## [Your objective]
Output the line that holds "Convert this chart to React, TypeScript", the line that holds "0, 1, 2, 3, 4];", and every line between them, exactly, but none of the pictures.

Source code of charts
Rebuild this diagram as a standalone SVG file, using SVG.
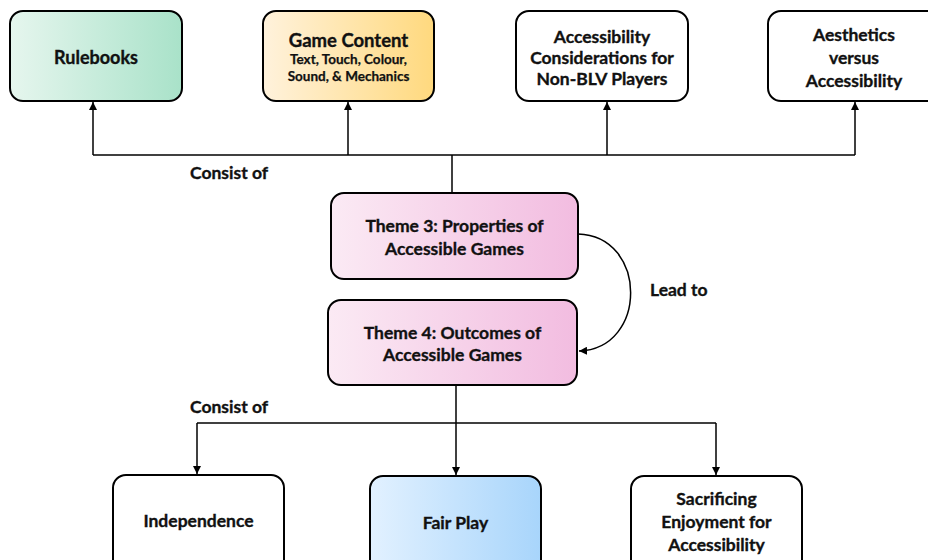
<svg xmlns="http://www.w3.org/2000/svg" width="928" height="560" viewBox="0 0 928 560">
  <defs>
    <linearGradient id="gGreen" x1="0" y1="0" x2="1" y2="0">
      <stop offset="0" stop-color="#e6f6ee"/>
      <stop offset="1" stop-color="#a9e2c9"/>
    </linearGradient>
    <linearGradient id="gYellow" x1="0" y1="0" x2="1" y2="0">
      <stop offset="0" stop-color="#fff2dc"/>
      <stop offset="1" stop-color="#ffd97e"/>
    </linearGradient>
    <linearGradient id="gPink" x1="0" y1="0" x2="1" y2="0">
      <stop offset="0" stop-color="#fbeaf4"/>
      <stop offset="1" stop-color="#f2bce0"/>
    </linearGradient>
    <linearGradient id="gBlue" x1="0" y1="0" x2="1" y2="0">
      <stop offset="0" stop-color="#e2f1ff"/>
      <stop offset="1" stop-color="#a8d5fb"/>
    </linearGradient>
    <marker id="arrow" viewBox="0 0 10 10" refX="10" refY="5" markerWidth="8" markerHeight="8" markerUnits="userSpaceOnUse" orient="auto">
      <path d="M0,0 L10,5 L0,10 Z" fill="#000"/>
    </marker>
  </defs>
  <style>
    .box { stroke: #000; stroke-width: 2; }
    .plain { fill: #fff; }
    .t { font-family: Lato, "Liberation Sans", sans-serif; font-weight: bold; fill: #111; stroke: #111; stroke-width: 0.35; text-anchor: middle; dominant-baseline: central; }
    .m { font-size: 17.5px; }
    .s { font-size: 13.5px; stroke-width: 0.25; }
    .lbl { font-family: Lato, "Liberation Sans", sans-serif; font-weight: bold; font-size: 17.5px; fill: #111; stroke: #111; stroke-width: 0.35; dominant-baseline: central; }
    .conn { fill: none; stroke: #000; stroke-width: 1.5; }
  </style>
  <rect width="928" height="560" fill="#fff"/>

  <!-- top row -->
  <g id="rulebooks">
    <rect class="box" x="10" y="11" width="172" height="90" rx="13" fill="url(#gGreen)"/>
    <text class="t" x="96" y="57" font-size="18">Rulebooks</text>
  </g>
  <g id="game-content">
    <rect class="box" x="263" y="11" width="171" height="90" rx="13" fill="url(#gYellow)"/>
    <text class="t" x="348.5" y="40" font-size="18.5">Game Content</text>
    <text class="t s" x="348.5" y="59">Text, Touch, Colour,</text>
    <text class="t s" x="348.5" y="76">Sound, &amp; Mechanics</text>
  </g>
  <g id="non-blv">
    <rect class="box plain" x="516" y="11" width="172" height="90" rx="13"/>
    <text class="t m" x="602" y="36">Accessibility</text>
    <text class="t m" x="602" y="57">Considerations for</text>
    <text class="t m" x="602" y="78">Non-BLV Players</text>
  </g>
  <g id="aesthetics">
    <rect class="box plain" x="768" y="11" width="172" height="90" rx="13"/>
    <text class="t m" x="854" y="34">Aesthetics</text>
    <text class="t m" x="854" y="57">versus</text>
    <text class="t m" x="854" y="80">Accessibility</text>
  </g>

  <!-- themes -->
  <g id="theme3">
    <rect class="box" x="331" y="193" width="247" height="86" rx="13" fill="url(#gPink)"/>
    <text class="t m" x="454.5" y="225">Theme 3: Properties of</text>
    <text class="t m" x="454.5" y="248">Accessible Games</text>
  </g>
  <g id="theme4">
    <rect class="box" x="328" y="300" width="249" height="85" rx="13" fill="url(#gPink)"/>
    <text class="t m" x="452.5" y="332">Theme 4: Outcomes of</text>
    <text class="t m" x="452.5" y="354">Accessible Games</text>
  </g>

  <!-- bottom row -->
  <g id="independence">
    <rect class="box plain" x="113" y="475" width="171" height="100" rx="13"/>
    <text class="t m" x="198.5" y="520">Independence</text>
  </g>
  <g id="fair-play">
    <rect class="box" x="370" y="476" width="171" height="100" rx="13" fill="url(#gBlue)"/>
    <text class="t m" x="455.5" y="522">Fair Play</text>
  </g>
  <g id="sacrificing">
    <rect class="box plain" x="631" y="476" width="171" height="100" rx="13"/>
    <text class="t m" x="716.5" y="498">Sacrificing</text>
    <text class="t m" x="716.5" y="521">Enjoyment for</text>
    <text class="t m" x="716.5" y="544">Accessibility</text>
  </g>

  <!-- connectors -->
  <g id="connectors">
    <path class="conn" d="M452,193 V155"/>
    <path class="conn" d="M93,155 H855"/>
    <path class="conn" d="M93,155 V102" marker-end="url(#arrow)"/>
    <path class="conn" d="M348,155 V102" marker-end="url(#arrow)"/>
    <path class="conn" d="M607,155 V102" marker-end="url(#arrow)"/>
    <path class="conn" d="M855,155 V102" marker-end="url(#arrow)"/>

    <path class="conn" d="M578,234 C648,236 648,349 579,351" marker-end="url(#arrow)"/>

    <path class="conn" d="M456,385 V475" marker-end="url(#arrow)"/>
    <path class="conn" d="M197,423 H716"/>
    <path class="conn" d="M197,423 V474" marker-end="url(#arrow)"/>
    <path class="conn" d="M716,423 V475" marker-end="url(#arrow)"/>

    <text class="lbl" x="190" y="172">Consist of</text>
    <text class="lbl" x="650" y="289">Lead to</text>
    <text class="lbl" x="190" y="406">Consist of</text>
  </g>
</svg>
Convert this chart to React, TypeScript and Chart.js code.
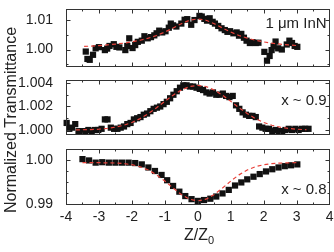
import React, { useEffect, useRef } from "react";
import { Chart, registerables } from "chart.js";

Chart.register(...registerables);

const W = 334;
const H = 252;
const FONT = '"Liberation Sans", Arial, Helvetica, sans-serif';
const INK = "#222";
const FIT_RED = "#e8413a";

// Shared Z/Z0 axis
const zTicks = [-4, -3, -2, -1, 0, 1, 2, 3, 4];

// Panel 1: 1 μm InN film
const inNZ = [
  -3.4, -3.35, -3.28, -3.18, -3.1, -3.0, -2.82, -2.75, -2.68, -2.55, -2.47, -2.38, -2.2, -2.14, -2.08,
  -1.98, -1.9, -1.82, -1.7, -1.62, -1.52, -1.42, -1.32, -1.25, -1.17, -1.08, -0.98, -0.88, -0.82, -0.75,
  -0.65, -0.5, -0.4, -0.32, -0.2, -0.1, 0.05, 0.12, 0.2, 0.28, 0.36, 0.45, 0.52, 0.62, 0.72, 0.82, 0.9,
  0.98, 1.08, 1.18, 1.25, 1.32, 1.4, 1.48, 1.58, 1.66, 1.76, 1.84, 2.02, 2.1, 2.18, 2.24, 2.3, 2.36, 2.44,
  2.55, 2.7, 2.78, 2.86, 2.94, 3.02,
];
const inNT = [
  0.9993, 0.9968, 0.9965, 0.9982, 1.0004, 1.0008, 0.9998, 1.0003, 1.0012, 1.0018, 1.0009, 1.0007, 0.9998,
  1.0012, 1.0038, 1.0005, 1.0015, 1.0026, 1.003, 1.0045, 1.0038, 1.0042, 1.0048, 1.0055, 1.0064, 1.0058,
  1.0062, 1.0074, 1.0088, 1.0082, 1.0078, 1.0088, 1.0101, 1.0103, 1.0084, 1.01, 1.0114, 1.0112, 1.0104,
  1.0098, 1.0106, 1.0094, 1.0088, 1.008, 1.0072, 1.0066, 1.006, 1.0062, 1.0055, 1.0058, 1.0047, 1.0053,
  1.004, 1.003, 1.0022, 1.0025, 1.0022, 1.0023, 0.9992, 0.9962, 0.9978, 0.9998, 1.0011, 1.0027, 1.0004,
  1.0, 1.0017, 1.003, 1.0022, 1.0012, 1.0009,
];
const inNFitZ = [
  -3.45, -3.25, -3, -2.75, -2.5, -2.25, -2, -1.75, -1.5, -1.25, -1, -0.75, -0.5, -0.25, 0, 0.25, 0.5,
  0.75, 1, 1.25, 1.5, 1.75, 2, 2.25, 2.5, 2.75, 3.05,
];
const inNFitT = [
  1.00104, 1.00116, 1.00133, 1.00155, 1.00182, 1.00215, 1.00258, 1.00314, 1.00385, 1.00477, 1.00592,
  1.0073, 1.00875, 1.00993, 1.0104, 1.00993, 1.00875, 1.0073, 1.00592, 1.00477, 1.00385, 1.00314,
  1.00258, 1.00215, 1.00182, 1.00155, 1.00129,
];
const inNTicks = [1.0, 1.01];
const inNMinor = [0.995, 1.005];

// Panel 2: x ~ 0.9
const x09Z = [
  -3.98, -3.9, -3.82, -3.72, -3.62, -3.52, -3.42, -3.32, -3.22, -3.12, -3.02, -2.92, -2.82, -2.74, -2.64,
  -2.54, -2.44, -2.34, -2.24, -2.14, -2.04, -1.94, -1.84, -1.74, -1.64, -1.54, -1.44, -1.34, -1.24, -1.14,
  -1.04, -0.94, -0.84, -0.74, -0.64, -0.54, -0.44, -0.34, -0.24, -0.14, -0.04, 0.06, 0.16, 0.26, 0.36,
  0.46, 0.56, 0.66, 0.76, 0.86, 0.96, 1.06, 1.16, 1.26, 1.36, 1.46, 1.56, 1.66, 1.76, 1.86, 1.96, 2.06,
  2.16, 2.26, 2.36, 2.46, 2.56, 2.66, 2.76, 2.86, 2.96, 3.06, 3.16, 3.26, 3.36,
];
const x09T = [
  1.0006, 1.0001, 1.0002, 1.0005, 0.9999, 0.9999, 0.9999, 1.0, 0.9999, 1.0, 1.0, 1.0001, 1.0009, 1.0009,
  1.0002, 1.0001, 1.0001, 1.0002, 1.0003, 1.0005, 1.0006, 1.0009, 1.001, 1.0011, 1.0013, 1.0014, 1.0016,
  1.0018, 1.0019, 1.002, 1.0022, 1.0024, 1.0027, 1.003, 1.0033, 1.0036, 1.0038, 1.0038, 1.0037, 1.0037,
  1.0036, 1.0035, 1.0034, 1.0032, 1.0031, 1.0032, 1.003, 1.003, 1.0031, 1.0029, 1.0028, 1.0029, 1.0021,
  1.0018, 1.0015, 1.0013, 1.0012, 1.0012, 1.0011, 1.0003, 1.0002, 1.0001, 1.0001, 0.9999, 1.0, 0.9999,
  0.9999, 1.0, 1.0001, 1.0, 1.0001, 1.0, 1.0001, 1.0001, 1.0001,
];
const x09FitZ = [
  -3.7, -3.5, -3.25, -3, -2.75, -2.5, -2.25, -2, -1.75, -1.5, -1.25, -1, -0.75, -0.5, -0.25, 0, 0.25, 0.5,
  0.75, 1, 1.25, 1.5, 1.75, 2, 2.25, 2.5, 2.75, 3, 3.3,
];
const x09FitT = [
  1.00001, 1.00002, 1.00003, 1.00007, 1.00013, 1.00024, 1.0004, 1.00064, 1.00097, 1.0014, 1.0019,
  1.00244, 1.00296, 1.0034, 1.0037, 1.0038, 1.0037, 1.0034, 1.00296, 1.00244, 1.0019, 1.0014, 1.00097,
  1.00064, 1.0004, 1.00024, 1.00013, 1.00007, 1.00002,
];
const x09Ticks = [1.0, 1.002, 1.004];
const x09Minor = [1.001, 1.003];

// Panel 3: x ~ 0.8
const x08Z = [
  -3.5, -3.3, -3.1, -2.9, -2.7, -2.5, -2.3, -2.1, -1.9, -1.7, -1.5, -1.3, -1.1, -0.93, -0.75, -0.56,
  -0.38, -0.19, 0, 0.19, 0.38, 0.56, 0.75, 0.94, 1.13, 1.32, 1.5, 1.69, 1.88, 2.07, 2.26, 2.45, 2.64,
  2.83, 3.02,
];
const x08T = [
  1.0002, 0.9999, 0.9994, 0.9995, 0.9994, 0.9994, 0.9994, 0.9994, 0.9993, 0.999, 0.9983, 0.9975, 0.9966,
  0.9954, 0.9941, 0.9928, 0.9918, 0.9911, 0.9907, 0.9909, 0.9912, 0.9917, 0.9924, 0.9932, 0.9942,
  0.9949, 0.9956, 0.9962, 0.9968, 0.9974, 0.9979, 0.9983, 0.9986, 0.9988, 0.999,
];
const x08FitZ = [
  -3.5, -3, -2.5, -2.25, -2, -1.75, -1.5, -1.25, -1, -0.75, -0.5, -0.25, 0, 0.25, 0.5, 0.75, 1, 1.25,
  1.5, 1.75, 2, 2.25, 2.5, 3,
];
const x08FitT = [
  0.9994, 0.99939, 0.99931, 0.99918, 0.99893, 0.99847, 0.99772, 0.99662, 0.99521, 0.99363, 0.99215,
  0.99109, 0.9907, 0.99109, 0.99215, 0.99363, 0.99521, 0.99662, 0.99772, 0.99847, 0.99893, 0.99918,
  0.99931, 0.99939,
];
const x08Ticks = [0.99, 1.0];
const x08Minor = [0.9925, 0.995, 0.9975];

type Panel = {
  z: number[];
  t: number[];
  fitZ: number[];
  fitT: number[];
  yMin: number;
  yMax: number;
  yTicks: number[];
  yMinor: number[];
  decimals: number;
  top: number;
  bottom: number;
  label: string;
  labelY: number;
  showX: boolean;
};

const PANELS: Panel[] = [
  {
    z: inNZ, t: inNT, fitZ: inNFitZ, fitT: inNFitT,
    yMin: 0.99406, yMax: 1.01375, yTicks: inNTicks, yMinor: inNMinor, decimals: 2,
    top: 9, bottom: 67, label: "1 μm InN", labelY: 24, showX: false,
  },
  {
    z: x09Z, t: x09T, fitZ: x09FitZ, fitT: x09FitT,
    yMin: 0.999574, yMax: 1.004255, yTicks: x09Ticks, yMinor: x09Minor, decimals: 3,
    top: 80, bottom: 135, label: "x ~ 0.9", labelY: 101, showX: false,
  },
  {
    z: x08Z, t: x08T, fitZ: x08FitZ, fitT: x08FitT,
    yMin: 0.98977, yMax: 1.0025, yTicks: x08Ticks, yMinor: x08Minor, decimals: 2,
    top: 149, bottom: 205, label: "x ~ 0.8", labelY: 190, showX: true,
  },
];

const PLOT_LEFT = 66;
const PLOT_RIGHT = 332;

function framePlugin(p: Panel) {
  return {
    id: "frameTicks",
    afterDatasetsDraw(chart: any) {
      const { ctx, chartArea: a, scales } = chart;
      const xs = scales.x;
      const ys = scales.y;
      ctx.save();
      ctx.strokeStyle = "#333";
      ctx.lineWidth = 1;
      const l = Math.round(a.left) + 0.5;
      const r = Math.round(a.right) - 0.5;
      const t = Math.round(a.top) + 0.5;
      const b = Math.round(a.bottom) - 0.5;
      ctx.strokeRect(l, t, r - l, b - t);

      ctx.beginPath();
      for (let k = -8; k <= 8; k++) {
        const z = k / 2;
        if (z <= -4 || z >= 4) continue;
        const px = Math.round(xs.getPixelForValue(z)) + 0.5;
        const len = k % 2 === 0 ? 4 : 2;
        ctx.moveTo(px, t);
        ctx.lineTo(px, t + len);
        ctx.moveTo(px, b);
        ctx.lineTo(px, b - len);
      }
      const yMarks = [
        ...p.yTicks.map((v) => [v, 4]),
        ...p.yMinor.map((v) => [v, 2]),
      ];
      for (const [v, len] of yMarks) {
        const py = Math.round(ys.getPixelForValue(v)) + 0.5;
        if (py <= t || py >= b) continue;
        ctx.moveTo(l, py);
        ctx.lineTo(l + len, py);
        ctx.moveTo(r, py);
        ctx.lineTo(r - len, py);
      }
      ctx.stroke();

      ctx.fillStyle = INK;
      ctx.font = `15px ${FONT}`;
      ctx.textAlign = "right";
      ctx.textBaseline = "middle";
      ctx.fillText(p.label, a.right - 3, p.labelY);

      if (p.showX) {
        // x-axis title Z/Z0 with subscript
        ctx.textAlign = "left";
        ctx.textBaseline = "alphabetic";
        ctx.font = `16px ${FONT}`;
        const main = "Z/Z";
        const w1 = ctx.measureText(main).width;
        ctx.font = `11px ${FONT}`;
        const w2 = ctx.measureText("0").width;
        const x0 = (PLOT_LEFT + PLOT_RIGHT) / 2 - (w1 + w2) / 2;
        ctx.font = `16px ${FONT}`;
        ctx.fillText(main, x0, 240);
        ctx.font = `11px ${FONT}`;
        ctx.fillText("0", x0 + w1, 244);

        // shared y-axis title
        ctx.save();
        ctx.translate(12, 120);
        ctx.rotate(-Math.PI / 2);
        ctx.textAlign = "center";
        ctx.textBaseline = "middle";
        ctx.font = `16px ${FONT}`;
        ctx.fillText("Normalized Transmittance", 0, 0);
        ctx.restore();
      }
      ctx.restore();
    },
  };
}

function makeChart(canvas: HTMLCanvasElement, p: Panel) {
  const tickFont = { family: FONT, size: 14 };
  return new Chart(canvas, {
    type: "scatter",
    data: {
      datasets: [
        {
          data: p.fitZ.map((x, i) => ({ x, y: p.fitT[i] })),
          showLine: true,
          pointRadius: 0,
          borderColor: FIT_RED,
          borderWidth: 1.2,
          borderDash: [4, 3],
          fill: false,
          clip: false,
        },
        {
          data: p.z.map((x, i) => ({ x, y: p.t[i] })),
          pointStyle: "rect",
          pointRadius: 4.4,
          backgroundColor: "#111",
          borderColor: "#111",
          borderWidth: 0,
          clip: false,
        },
      ],
    } as any,
    options: {
      responsive: false,
      animation: false,
      devicePixelRatio: 1,
      events: [],
      layout: {
        padding: { left: 0, right: W - PLOT_RIGHT, top: p.top, bottom: p.showX ? 0 : H - p.bottom },
      },
      plugins: { legend: { display: false }, tooltip: { enabled: false } },
      scales: {
        x: {
          type: "linear",
          min: -4,
          max: 4,
          display: p.showX,
          grid: { display: false },
          border: { display: false },
          afterBuildTicks: (s: any) => {
            s.ticks = zTicks.map((v) => ({ value: v }));
          },
          afterFit: (s: any) => {
            if (p.showX) s.height = H - p.bottom;
            s.paddingLeft = 0;
            s.paddingRight = 0;
          },
          ticks: {
            font: tickFont,
            color: INK,
            padding: -4,
            maxRotation: 0,
            autoSkip: false,
            callback: (v: any) => String(v),
          },
        },
        y: {
          type: "linear",
          min: p.yMin,
          max: p.yMax,
          grid: { display: false },
          border: { display: false },
          afterBuildTicks: (s: any) => {
            s.ticks = p.yTicks.map((v) => ({ value: v }));
          },
          afterFit: (s: any) => {
            s.width = PLOT_LEFT;
            s.paddingTop = 0;
            s.paddingBottom = 0;
          },
          ticks: {
            font: tickFont,
            color: INK,
            padding: 5,
            autoSkip: false,
            callback: (v: any) => Number(v).toFixed(p.decimals),
          },
        },
      },
    } as any,
    plugins: [framePlugin(p)],
  });
}

export default function App() {
  const refs = useRef<(HTMLCanvasElement | null)[]>([]);

  useEffect(() => {
    const charts = PANELS.map((p, i) => makeChart(refs.current[i] as HTMLCanvasElement, p));
    return () => charts.forEach((c) => c.destroy());
  }, []);

  return (
    <div style={{ position: "fixed", left: 0, top: 0, width: W, height: H, background: "#fff" }}>
      {PANELS.map((_, i) => (
        <canvas
          key={i}
          ref={(el) => {
            refs.current[i] = el;
          }}
          width={W}
          height={H}
          style={{ position: "absolute", left: 0, top: 0, width: W, height: H }}
        />
      ))}
    </div>
  );
}
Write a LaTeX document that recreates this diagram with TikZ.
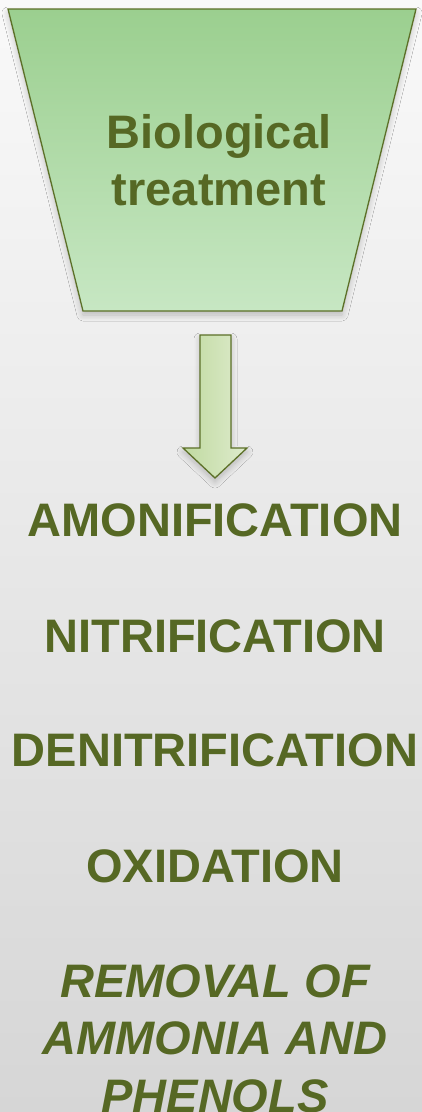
\documentclass[tikz,border=0pt]{standalone}
\usepackage{fontspec}
\setmainfont{Liberation Sans}
\usepackage{tikz}
\usetikzlibrary{positioning, calc, shadows.blur}

\definecolor{olivetext}{RGB}{86,104,36}
\definecolor{oliveline}{RGB}{92,112,40}
\definecolor{funneltop}{RGB}{155,207,143}
\definecolor{funnelbot}{RGB}{199,231,195}
\definecolor{arrowleft}{RGB}{192,218,160}
\definecolor{arrowright}{RGB}{222,235,205}
\definecolor{bgtop}{RGB}{249,249,249}
\definecolor{bgbot}{RGB}{214,214,214}

\tikzset{
  stepword/.style={font=\fontsize{47}{56}\selectfont\bfseries, text=olivetext, inner sep=0, anchor=base},
  softshadow/.style={blur shadow={shadow xshift=0pt, shadow yshift=-4pt, shadow blur radius=6pt, shadow blur steps=10, shadow opacity=22}}
}

\begin{document}
\begin{tikzpicture}[x=1pt, y=-1pt]
  % background
  \useasboundingbox (0,0) rectangle (422,1112);
  \shade[top color=bgtop, bottom color=bgbot] (0,0) rectangle (422,1112);
  % funnel
  \coordinate (FTL) at (8,9);
  \coordinate (FTR) at (416,9);
  \coordinate (FBR) at (342,311);
  \coordinate (FBL) at (83,311);
  \path[softshadow, draw=oliveline, line width=1.3pt, top color=funneltop, bottom color=funnelbot]
    (FTL) -- (FTR) -- (FBR) -- (FBL) -- cycle;
  % base anchor sits on the last line
  \node[stepword, align=center, font=\fontsize{47}{57}\selectfont\bfseries] (bio) at (219,205) {Biological\\treatment};
  % block arrow
  \path[softshadow, draw=oliveline, line width=1.3pt, left color=arrowleft, right color=arrowright]
    (200,335) -- (231,335) -- (231,448) -- (247,448) -- (215,478) -- (183,448) -- (200,448) -- cycle;
  % steps
  \foreach \name/\word/\y in {amo/AMONIFICATION/536, nit/NITRIFICATION/652, den/DENITRIFICATION/766, oxi/OXIDATION/882}{
    \node[stepword] (\name) at (215,\y) {\word};
  }
  \node[stepword, align=center, font=\fontsize{47}{57.5}\selectfont\bfseries\itshape] (rem) at (215,1112) {REMOVAL OF\\AMMONIA AND\\PHENOLS};
\end{tikzpicture}
\end{document}
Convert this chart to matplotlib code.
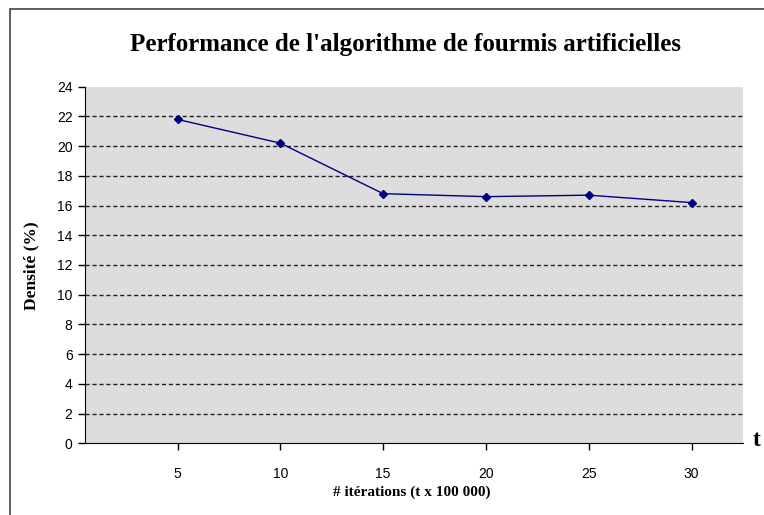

## [Answer to the exercise]
Convert this chart to React, TypeScript and Chart.js code.
import React, { useEffect, useRef } from "react";
import { Chart, registerables } from "chart.js";

Chart.register(...registerables);

const W = 334;
const H = 252;
const FONT = '"Liberation Sans", Arial, Helvetica, sans-serif';
const INK = "#222";
const FIT_RED = "#e8413a";

// Shared Z/Z0 axis
const zTicks = [-4, -3, -2, -1, 0, 1, 2, 3, 4];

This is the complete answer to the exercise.